The approach in Louisville and Kentucky differs from some other cities with major sporting events. That’s in part because entertainment here is taxpayer-funded.

Compare that to Indianapolis, where the local chamber of commerce uses a blend of public, private and philanthropic funds to entertain prospects during the Indianapolis 500.

Maureen Krauss is the chamber’s chief economic development officer. She said telling the public that her group hosted a company’s representatives for the race would be fine once the deal is announced. Until then, her organization respects non-disclosure agreements and companies’ desire for privacy.

"Once a project is announced, we tell people," she said. "We celebrate that they’ve announced to be there."

A representative for Indianapolis Mayor Joe Hogsett said his office does not organize taxpayer-funded entertainment events for the Indianapolis 500.

Economic development groups in Augusta, Georgia, home of the Masters golf tournament, are also willing to share details in some circumstances, said Sue Parr. She is president and CEO of the privately-funded Augusta Metro Chamber of Commerce.

"We have to justify the investment that is made into the program to make sure that we have a return," Parr said.

A spokeswoman for Mayor Hardie Davis, Jr., said his office does not host taxpayer-funded entertainment for business prospects. She said he does attend events organized by economic development groups.
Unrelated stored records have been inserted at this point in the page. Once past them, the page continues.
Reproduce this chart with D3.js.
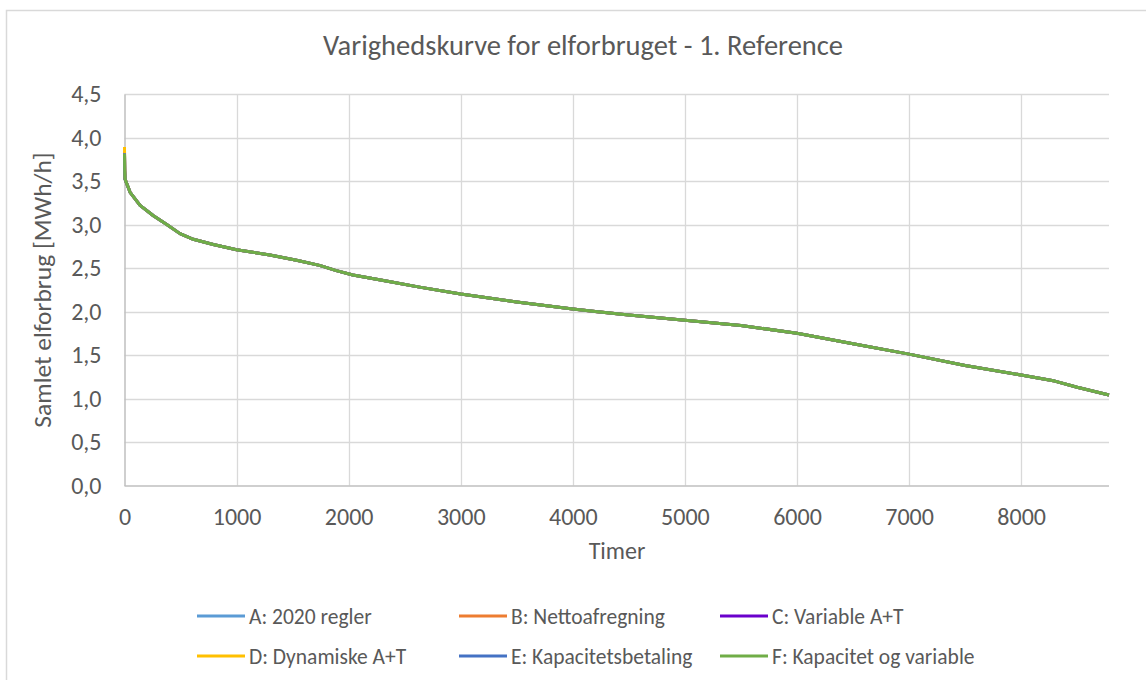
<!DOCTYPE html>
<html><head><meta charset="utf-8">
<script src="https://cdn.jsdelivr.net/npm/d3@7"></script>
<style>body{margin:0;background:#fff}svg{display:block}text{font-family:Carlito,Lato,"Liberation Sans",sans-serif;fill:#595959}</style>
</head><body>
<script>
const title = "Varighedskurve for elforbruget - 1. Reference";
const xTicks = [0,1000,2000,3000,4000,5000,6000,7000,8000];
const yTicks = [0,0.5,1,1.5,2,2.5,3,3.5,4,4.5];
const seriesNames = ["A: 2020 regler","B: Nettoafregning","C: Variable A+T","D: Dynamiske A+T","E: Kapacitetsbetaling","F: Kapacitet og variable"];
const seriesColors = ["#5B9BD5","#ED7D31","#6A00CC","#FFC000","#4472C4","#70AD47"];
const hours = [0,2,5,14,50,139,258,377,495,614,792,1000,1297,1535,1740,1890,2038,2335,2632,3000,3500,4000,4200,4500,5000,5500,6000,6500,7000,7500,8000,8300,8500,8784];
const seriesA = [3.82,3.62,3.52,3.49,3.37,3.22,3.10,3.00,2.895,2.83,2.77,2.71,2.65,2.59,2.53,2.47,2.42,2.35,2.28,2.20,2.11,2.03,2.00,1.96,1.90,1.84,1.75,1.63,1.51,1.38,1.27,1.20,1.13,1.04];
const seriesB = [3.84,3.62,3.52,3.49,3.37,3.22,3.10,3.00,2.895,2.83,2.77,2.71,2.65,2.59,2.53,2.47,2.42,2.35,2.28,2.20,2.11,2.03,2.00,1.96,1.90,1.84,1.75,1.63,1.51,1.38,1.27,1.20,1.13,1.04];
const seriesC = [3.83,3.62,3.52,3.49,3.37,3.22,3.10,3.00,2.895,2.83,2.77,2.71,2.65,2.59,2.53,2.47,2.42,2.35,2.28,2.20,2.11,2.03,2.00,1.96,1.90,1.84,1.75,1.63,1.51,1.38,1.27,1.20,1.13,1.04];
const seriesD = [3.89,3.66,3.53,3.49,3.37,3.22,3.10,3.00,2.895,2.83,2.77,2.71,2.65,2.59,2.53,2.47,2.42,2.35,2.28,2.20,2.11,2.03,2.00,1.96,1.90,1.84,1.75,1.63,1.51,1.38,1.27,1.20,1.13,1.04];
const seriesE = [3.82,3.62,3.52,3.49,3.37,3.22,3.10,3.00,2.895,2.83,2.77,2.71,2.65,2.59,2.53,2.47,2.42,2.35,2.28,2.20,2.11,2.03,2.00,1.96,1.90,1.84,1.75,1.63,1.51,1.38,1.27,1.20,1.13,1.04];
const seriesF = [3.81,3.62,3.52,3.49,3.37,3.22,3.10,3.00,2.895,2.83,2.77,2.71,2.65,2.59,2.53,2.47,2.42,2.35,2.28,2.20,2.11,2.03,2.00,1.96,1.90,1.84,1.75,1.63,1.51,1.38,1.27,1.20,1.13,1.04];
const allSeries = [seriesA,seriesB,seriesC,seriesD,seriesE,seriesF];

const W=1146,H=680;
const svg=d3.select("body").append("svg").attr("width",W).attr("height",H);
svg.append("rect").attr("x",6.5).attr("y",10.5).attr("width",1150).attr("height",700).attr("fill","#fff").attr("stroke","#D9D9D9").attr("stroke-width",1.5);

const m={l:124.5,r:1109,t:94,b:485.5};
const x=d3.scaleLinear().domain([0,8784]).range([m.l,m.r]);
const y=d3.scaleLinear().domain([0,4.5]).range([m.b,m.t]);

svg.append("g").selectAll("line").data(yTicks.filter(d=>d>0)).join("line")
  .attr("x1",m.l).attr("x2",m.r).attr("y1",d=>Math.round(y(d))+0.5).attr("y2",d=>Math.round(y(d))+0.5)
  .attr("stroke","#D9D9D9").attr("stroke-width",1.3);
svg.append("g").selectAll("line").data(xTicks.filter(d=>d>0)).join("line")
  .attr("y1",m.t).attr("y2",m.b).attr("x1",d=>Math.round(x(d))+0.5).attr("x2",d=>Math.round(x(d))+0.5)
  .attr("stroke","#D9D9D9").attr("stroke-width",1.3);
const xAxis=svg.append("g").attr("transform",`translate(0,${m.b})`).call(d3.axisBottom(x).tickValues(xTicks).tickSize(0).tickPadding(31).tickFormat(d3.format("d")));
xAxis.select(".domain").attr("stroke","#BFBFBF").attr("stroke-width",1.5).attr("d",`M${m.l},0.5H${m.r}`);
const fmt=d=>d3.format(".1f")(d).replace(".",",");
const yAxis=svg.append("g").attr("transform",`translate(${m.l},0)`).call(d3.axisLeft(y).tickValues(yTicks).tickSize(0).tickPadding(23).tickFormat(fmt));
yAxis.select(".domain").attr("stroke","#BFBFBF").attr("stroke-width",1.5);
svg.selectAll(".tick text").style("font-size","24px").attr("fill","#595959");
xAxis.selectAll(".tick text").attr("dy","0.35em");

const line=d3.line().x((d,i)=>x(hours[i])).y(d=>y(d));
svg.append("g").selectAll("path").data(allSeries).join("path")
  .attr("d",d=>line(d)).attr("fill","none").attr("stroke",(d,i)=>seriesColors[i]).attr("stroke-width",3).attr("stroke-linejoin","round");

svg.append("text").attr("x",583).attr("y",55).attr("text-anchor","middle").style("font-size","28.5px").text(title);
svg.append("text").attr("x",617).attr("y",559).attr("text-anchor","middle").style("font-size","24px").text("Timer");
svg.append("text").attr("transform","translate(51,290) rotate(-90)").attr("text-anchor","middle").style("font-size","25.5px").text("Samlet elforbrug [MWh/h]");

const legX=[197,459,720], legY=[616,656];
const leg=svg.append("g").selectAll("g").data(seriesNames).join("g")
  .attr("transform",(d,i)=>`translate(${legX[i%3]},${legY[Math.floor(i/3)]})`);
leg.append("line").attr("x1",0).attr("x2",48).attr("y1",0).attr("y2",0).attr("stroke",(d,i)=>seriesColors[i]).attr("stroke-width",3);
leg.append("text").attr("x",52).attr("y",0).attr("dy","0.35em").style("font-size","21.5px").text(d=>d);
</script>
</body></html>
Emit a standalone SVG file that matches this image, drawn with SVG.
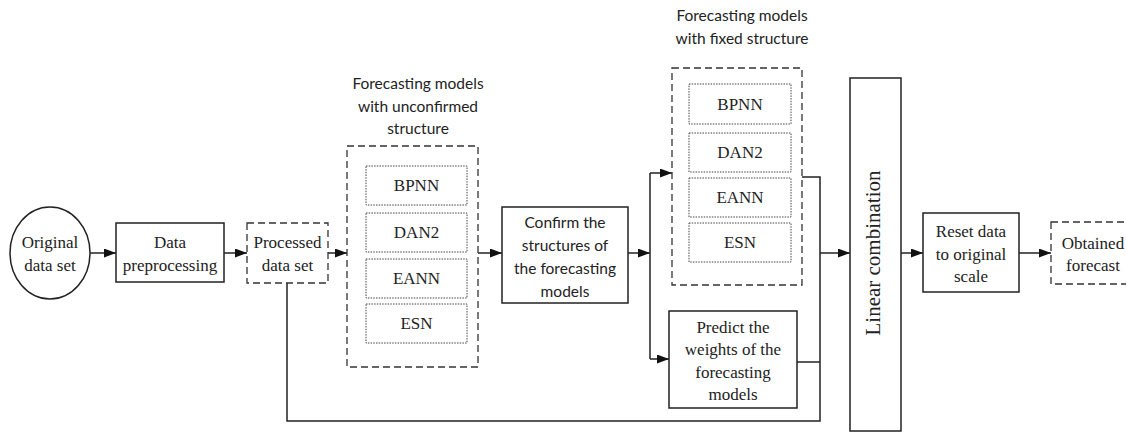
<svg xmlns="http://www.w3.org/2000/svg" width="1126" height="433" viewBox="0 0 1126 433">
  <defs>
    <marker id="arrow" markerWidth="13" markerHeight="10" refX="12" refY="4.5" orient="auto" markerUnits="userSpaceOnUse">
      <path d="M0,0 L12,4.5 L0,9 z" fill="#111"/>
    </marker>
    <style>
      .box { fill: #fff; stroke: #222; stroke-width: 1.5; }
      .dash { fill: none; stroke: #333; stroke-width: 1.3; stroke-dasharray: 7 4; }
      .dot { fill: none; stroke: #444; stroke-width: 1; stroke-dasharray: 1.5 1.2; }
      .wire { fill: none; stroke: #222; stroke-width: 1.5; }
      .serif { font-family: "Liberation Serif", "Times New Roman", serif; font-size: 17px; fill: #222; text-anchor: middle; }
      .sans { font-family: Lato, "Liberation Sans", sans-serif; font-size: 15.5px; fill: #222; text-anchor: middle; }
    </style>
  </defs>
  <rect width="1126" height="433" fill="#fff"/>

  <!-- connectors -->
  <g id="connectors">
    <line class="wire" x1="90" y1="253" x2="116" y2="253" marker-end="url(#arrow)"/>
    <line class="wire" x1="224" y1="253" x2="247" y2="253" marker-end="url(#arrow)"/>
    <line class="wire" x1="328" y1="253" x2="347" y2="253" marker-end="url(#arrow)"/>
    <line class="wire" x1="478" y1="253" x2="502" y2="253" marker-end="url(#arrow)"/>
    <line class="wire" x1="628" y1="253" x2="650" y2="253" marker-end="url(#arrow)"/>
    <line class="wire" x1="650" y1="173" x2="650" y2="359"/>
    <line class="wire" x1="650" y1="173" x2="672" y2="173" marker-end="url(#arrow)"/>
    <line class="wire" x1="650" y1="359" x2="669" y2="359" marker-end="url(#arrow)"/>
    <polyline class="wire" points="802,177 820,177 820,421 287,421 287,283"/>
    <line class="wire" x1="797" y1="362" x2="820" y2="362"/>
    <line class="wire" x1="820" y1="253" x2="850" y2="253" marker-end="url(#arrow)"/>
    <line class="wire" x1="901" y1="253" x2="923" y2="253" marker-end="url(#arrow)"/>
    <line class="wire" x1="1019" y1="253" x2="1051" y2="253" marker-end="url(#arrow)"/>
  </g>

  <g id="original">
    <ellipse class="box" cx="50" cy="253" rx="40" ry="46"/>
    <text class="serif" x="50" y="248">Original</text>
    <text class="serif" x="50" y="271">data set</text>
  </g>

  <g id="preprocessing">
    <rect class="box" x="116" y="223" width="108" height="59"/>
    <text class="serif" x="170" y="248">Data</text>
    <text class="serif" x="170" y="271">preprocessing</text>
  </g>

  <g id="processed">
    <rect class="dash" x="247" y="223" width="81" height="60"/>
    <text class="serif" x="287.5" y="248">Processed</text>
    <text class="serif" x="287.5" y="271">data set</text>
  </g>

  <g id="unconfirmed">
    <text class="sans" x="418" y="89">Forecasting models</text>
    <text class="sans" x="418" y="112">with unconfirmed</text>
    <text class="sans" x="418" y="134">structure</text>
    <rect class="dash" x="347" y="146" width="131" height="221"/>
    <rect class="dot" x="366" y="166" width="101" height="39"/>
    <text class="serif" x="416.5" y="191">BPNN</text>
    <rect class="dot" x="366" y="213" width="101" height="39"/>
    <text class="serif" x="416.5" y="238">DAN2</text>
    <rect class="dot" x="366" y="259" width="101" height="39"/>
    <text class="serif" x="416.5" y="284">EANN</text>
    <rect class="dot" x="366" y="304" width="101" height="39"/>
    <text class="serif" x="416.5" y="329">ESN</text>
  </g>

  <g id="confirm">
    <rect class="box" x="502" y="207" width="126" height="96"/>
    <text class="sans" x="565" y="228">Confirm the</text>
    <text class="sans" x="565" y="251">structures of</text>
    <text class="sans" x="565" y="274">the forecasting</text>
    <text class="sans" x="565" y="297">models</text>
  </g>

  <g id="fixed">
    <text class="sans" x="742" y="21">Forecasting models</text>
    <text class="sans" x="742" y="44">with fixed structure</text>
    <rect class="dash" x="672" y="68" width="130" height="217"/>
    <rect class="dot" x="689" y="84" width="102" height="40"/>
    <text class="serif" x="740" y="110">BPNN</text>
    <rect class="dot" x="689" y="133" width="102" height="39"/>
    <text class="serif" x="740" y="158">DAN2</text>
    <rect class="dot" x="689" y="178" width="102" height="39"/>
    <text class="serif" x="740" y="203">EANN</text>
    <rect class="dot" x="689" y="223" width="102" height="39"/>
    <text class="serif" x="740" y="248">ESN</text>
  </g>

  <g id="predict">
    <rect class="box" x="669" y="311" width="128" height="97"/>
    <text class="serif" x="733" y="333">Predict the</text>
    <text class="serif" x="733" y="355">weights of the</text>
    <text class="serif" x="733" y="378">forecasting</text>
    <text class="serif" x="733" y="400">models</text>
  </g>

  <g id="linear">
    <rect class="box" x="850" y="78" width="51" height="353"/>
    <text class="serif" style="font-size:21px" transform="translate(880,253) rotate(-90)" x="0" y="0">Linear combination</text>
  </g>

  <g id="reset">
    <rect class="box" x="923" y="213" width="96" height="79"/>
    <text class="serif" x="971" y="237">Reset data</text>
    <text class="serif" x="971" y="260">to original</text>
    <text class="serif" x="971" y="282">scale</text>
  </g>

  <g id="obtained">
    <rect class="dash" x="1051" y="222" width="90" height="62"/>
    <text class="serif" x="1093" y="249">Obtained</text>
    <text class="serif" x="1093" y="271">forecast</text>
  </g>
</svg>
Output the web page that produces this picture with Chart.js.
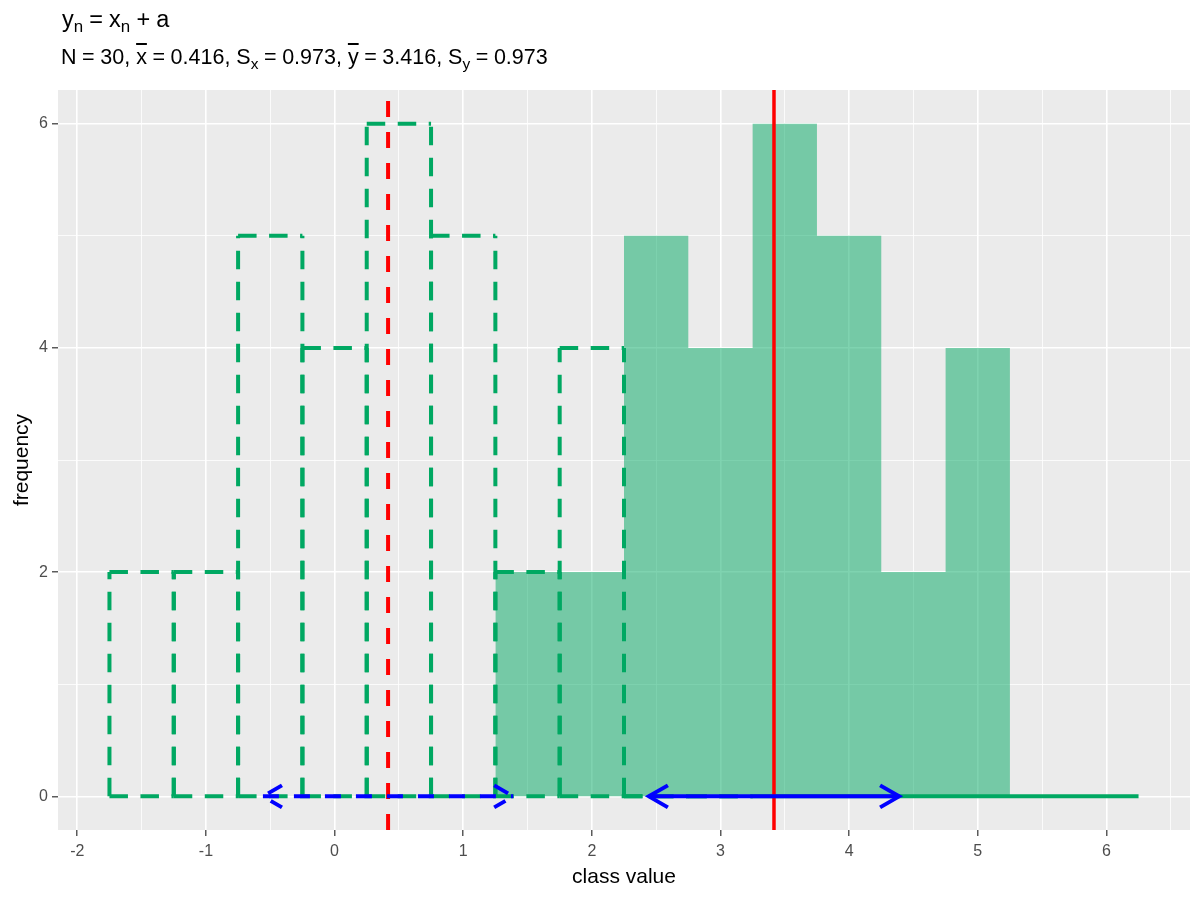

Parr’s counterpart Cal Wray is the president of the Augusta Economic Development Authority.

He agreed that sharing the names of guests or at least the companies they represent shows the public that the program works. It also signals to other prospects that attending events like the Masters or Kentucky Derby as guests of economic development teams could be worthwhile.

But he, like the others, said sharing a full guest list is not an option.

"We don’t disclose our guest list," he said. "(There are) no taxpayer dollars so we’re not obligated to share our guest list."

Wray said he’s willing to share names after deals are announced, even though his organization doesn’t use taxpayer money for entertaining. But he would not want to give out all the details.

Even a couple of years after an event, talks could be ongoing, he said.

The proposed Louisville ordinance would require Metro Government to hand over the details to the Metro Council President three years to three years and three months after the event. At the committee hearing, Louisville Forward's Wiederwohl said most decisions are made within a year, but some can take much longer.